● **Exercise aim**
Line by line, repeat the data below exactly, beginning at the first line and ending at the line with "const label30 = [['(30". Omit pictures.

● **Source data**
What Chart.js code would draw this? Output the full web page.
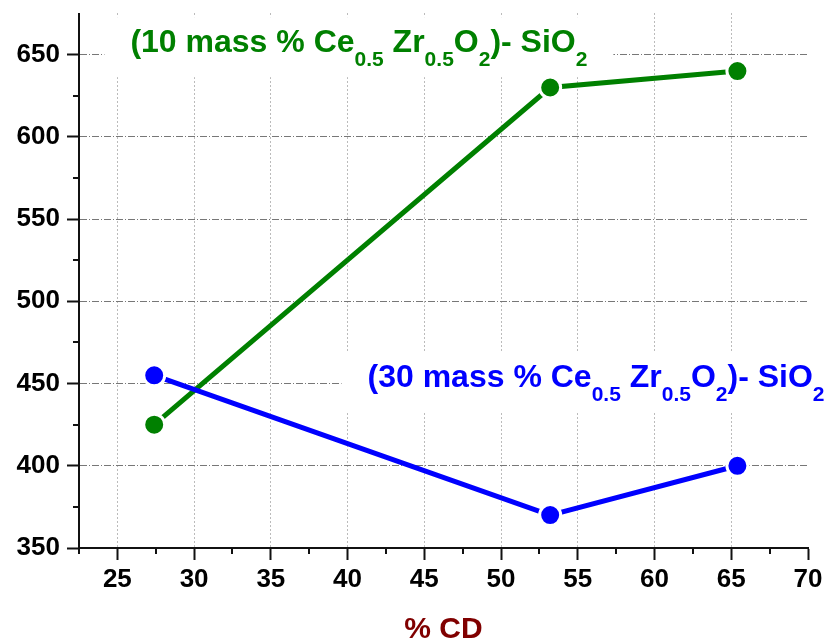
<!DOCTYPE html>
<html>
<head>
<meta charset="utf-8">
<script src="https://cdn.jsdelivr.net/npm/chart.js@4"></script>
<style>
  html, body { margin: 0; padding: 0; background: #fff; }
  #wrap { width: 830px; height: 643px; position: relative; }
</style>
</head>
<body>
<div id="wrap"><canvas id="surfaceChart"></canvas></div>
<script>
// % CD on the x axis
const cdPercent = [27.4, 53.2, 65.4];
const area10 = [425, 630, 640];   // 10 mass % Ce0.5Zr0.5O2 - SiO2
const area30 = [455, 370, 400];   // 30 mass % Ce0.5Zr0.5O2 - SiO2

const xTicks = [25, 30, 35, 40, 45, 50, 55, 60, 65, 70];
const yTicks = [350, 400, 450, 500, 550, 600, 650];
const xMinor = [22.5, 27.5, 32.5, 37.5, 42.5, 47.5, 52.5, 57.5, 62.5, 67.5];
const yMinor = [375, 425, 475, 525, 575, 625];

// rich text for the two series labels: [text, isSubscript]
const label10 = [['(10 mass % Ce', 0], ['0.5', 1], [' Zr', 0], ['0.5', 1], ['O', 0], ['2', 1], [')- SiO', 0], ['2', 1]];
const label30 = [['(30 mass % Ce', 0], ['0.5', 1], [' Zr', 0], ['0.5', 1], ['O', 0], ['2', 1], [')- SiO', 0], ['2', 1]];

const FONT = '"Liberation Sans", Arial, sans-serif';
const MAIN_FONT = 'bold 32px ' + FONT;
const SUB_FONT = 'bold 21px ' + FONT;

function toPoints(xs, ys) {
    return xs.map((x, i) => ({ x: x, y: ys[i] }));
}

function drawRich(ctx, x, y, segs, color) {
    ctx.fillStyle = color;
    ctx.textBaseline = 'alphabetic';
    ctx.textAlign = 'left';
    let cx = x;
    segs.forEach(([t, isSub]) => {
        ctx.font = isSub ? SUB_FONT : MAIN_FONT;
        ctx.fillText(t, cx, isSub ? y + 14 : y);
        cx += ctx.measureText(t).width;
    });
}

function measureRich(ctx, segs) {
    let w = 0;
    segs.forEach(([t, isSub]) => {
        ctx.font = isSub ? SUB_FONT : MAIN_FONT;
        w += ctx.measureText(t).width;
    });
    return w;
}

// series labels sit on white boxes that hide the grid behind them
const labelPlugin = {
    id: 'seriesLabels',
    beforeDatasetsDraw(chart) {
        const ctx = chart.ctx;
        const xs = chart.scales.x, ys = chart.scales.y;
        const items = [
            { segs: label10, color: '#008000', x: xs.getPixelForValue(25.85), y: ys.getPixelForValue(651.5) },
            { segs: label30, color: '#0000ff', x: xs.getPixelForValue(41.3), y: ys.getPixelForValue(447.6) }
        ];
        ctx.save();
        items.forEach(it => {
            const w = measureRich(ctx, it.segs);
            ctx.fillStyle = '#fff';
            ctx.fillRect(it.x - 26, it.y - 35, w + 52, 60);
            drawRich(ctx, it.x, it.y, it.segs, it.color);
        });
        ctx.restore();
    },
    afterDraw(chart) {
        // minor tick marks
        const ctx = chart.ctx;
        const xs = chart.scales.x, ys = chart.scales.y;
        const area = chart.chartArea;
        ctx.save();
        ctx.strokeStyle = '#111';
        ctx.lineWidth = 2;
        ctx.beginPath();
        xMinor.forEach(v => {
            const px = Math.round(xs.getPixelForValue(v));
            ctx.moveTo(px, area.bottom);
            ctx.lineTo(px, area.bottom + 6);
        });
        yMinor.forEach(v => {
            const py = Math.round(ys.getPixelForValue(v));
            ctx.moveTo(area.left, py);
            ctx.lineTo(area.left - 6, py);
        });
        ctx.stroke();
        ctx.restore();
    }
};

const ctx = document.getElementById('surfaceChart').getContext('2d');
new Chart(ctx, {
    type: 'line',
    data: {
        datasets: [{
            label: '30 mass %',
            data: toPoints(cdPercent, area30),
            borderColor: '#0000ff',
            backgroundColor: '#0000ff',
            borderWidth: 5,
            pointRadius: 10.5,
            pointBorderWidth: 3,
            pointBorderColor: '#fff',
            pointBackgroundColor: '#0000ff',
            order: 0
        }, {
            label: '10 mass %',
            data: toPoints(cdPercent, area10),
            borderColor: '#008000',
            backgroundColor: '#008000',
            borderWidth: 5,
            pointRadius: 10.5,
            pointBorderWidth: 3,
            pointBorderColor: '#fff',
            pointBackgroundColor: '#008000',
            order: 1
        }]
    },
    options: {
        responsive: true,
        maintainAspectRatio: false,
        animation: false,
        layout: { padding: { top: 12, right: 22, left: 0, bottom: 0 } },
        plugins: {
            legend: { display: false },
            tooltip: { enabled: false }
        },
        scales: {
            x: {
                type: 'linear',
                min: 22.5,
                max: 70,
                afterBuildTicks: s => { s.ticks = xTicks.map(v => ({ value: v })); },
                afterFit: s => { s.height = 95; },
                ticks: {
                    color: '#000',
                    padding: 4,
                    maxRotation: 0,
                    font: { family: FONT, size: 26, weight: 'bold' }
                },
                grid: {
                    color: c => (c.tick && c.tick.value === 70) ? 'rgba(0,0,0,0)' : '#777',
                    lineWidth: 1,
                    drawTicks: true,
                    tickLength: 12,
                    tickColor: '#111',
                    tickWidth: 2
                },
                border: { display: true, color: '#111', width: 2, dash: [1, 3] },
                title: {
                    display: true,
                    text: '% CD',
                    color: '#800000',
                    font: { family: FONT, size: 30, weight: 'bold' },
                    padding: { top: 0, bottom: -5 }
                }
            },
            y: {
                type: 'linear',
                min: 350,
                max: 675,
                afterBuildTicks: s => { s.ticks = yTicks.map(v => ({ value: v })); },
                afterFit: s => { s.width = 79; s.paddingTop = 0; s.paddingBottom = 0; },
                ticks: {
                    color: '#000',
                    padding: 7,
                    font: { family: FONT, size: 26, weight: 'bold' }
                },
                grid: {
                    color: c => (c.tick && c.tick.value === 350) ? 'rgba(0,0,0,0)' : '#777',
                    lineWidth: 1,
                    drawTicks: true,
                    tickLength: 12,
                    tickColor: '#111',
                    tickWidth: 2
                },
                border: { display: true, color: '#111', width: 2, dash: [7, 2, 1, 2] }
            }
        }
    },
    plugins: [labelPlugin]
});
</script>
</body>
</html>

● **Exercise solution**
What Chart.js code would draw this? Output the full web page.
<!DOCTYPE html>
<html>
<head>
<meta charset="utf-8">
<script src="https://cdn.jsdelivr.net/npm/chart.js@4"></script>
<style>
  html, body { margin: 0; padding: 0; background: #fff; }
  #wrap { width: 830px; height: 643px; position: relative; }
</style>
</head>
<body>
<div id="wrap"><canvas id="surfaceChart"></canvas></div>
<script>
// % CD on the x axis
const cdPercent = [27.4, 53.2, 65.4];
const area10 = [425, 630, 640];   // 10 mass % Ce0.5Zr0.5O2 - SiO2
const area30 = [455, 370, 400];   // 30 mass % Ce0.5Zr0.5O2 - SiO2

const xTicks = [25, 30, 35, 40, 45, 50, 55, 60, 65, 70];
const yTicks = [350, 400, 450, 500, 550, 600, 650];
const xMinor = [22.5, 27.5, 32.5, 37.5, 42.5, 47.5, 52.5, 57.5, 62.5, 67.5];
const yMinor = [375, 425, 475, 525, 575, 625];

// rich text for the two series labels: [text, isSubscript]
const label10 = [['(10 mass % Ce', 0], ['0.5', 1], [' Zr', 0], ['0.5', 1], ['O', 0], ['2', 1], [')- SiO', 0], ['2', 1]];
const label30 = [['(30 mass % Ce', 0], ['0.5', 1], [' Zr', 0], ['0.5', 1], ['O', 0], ['2', 1], [')- SiO', 0], ['2', 1]];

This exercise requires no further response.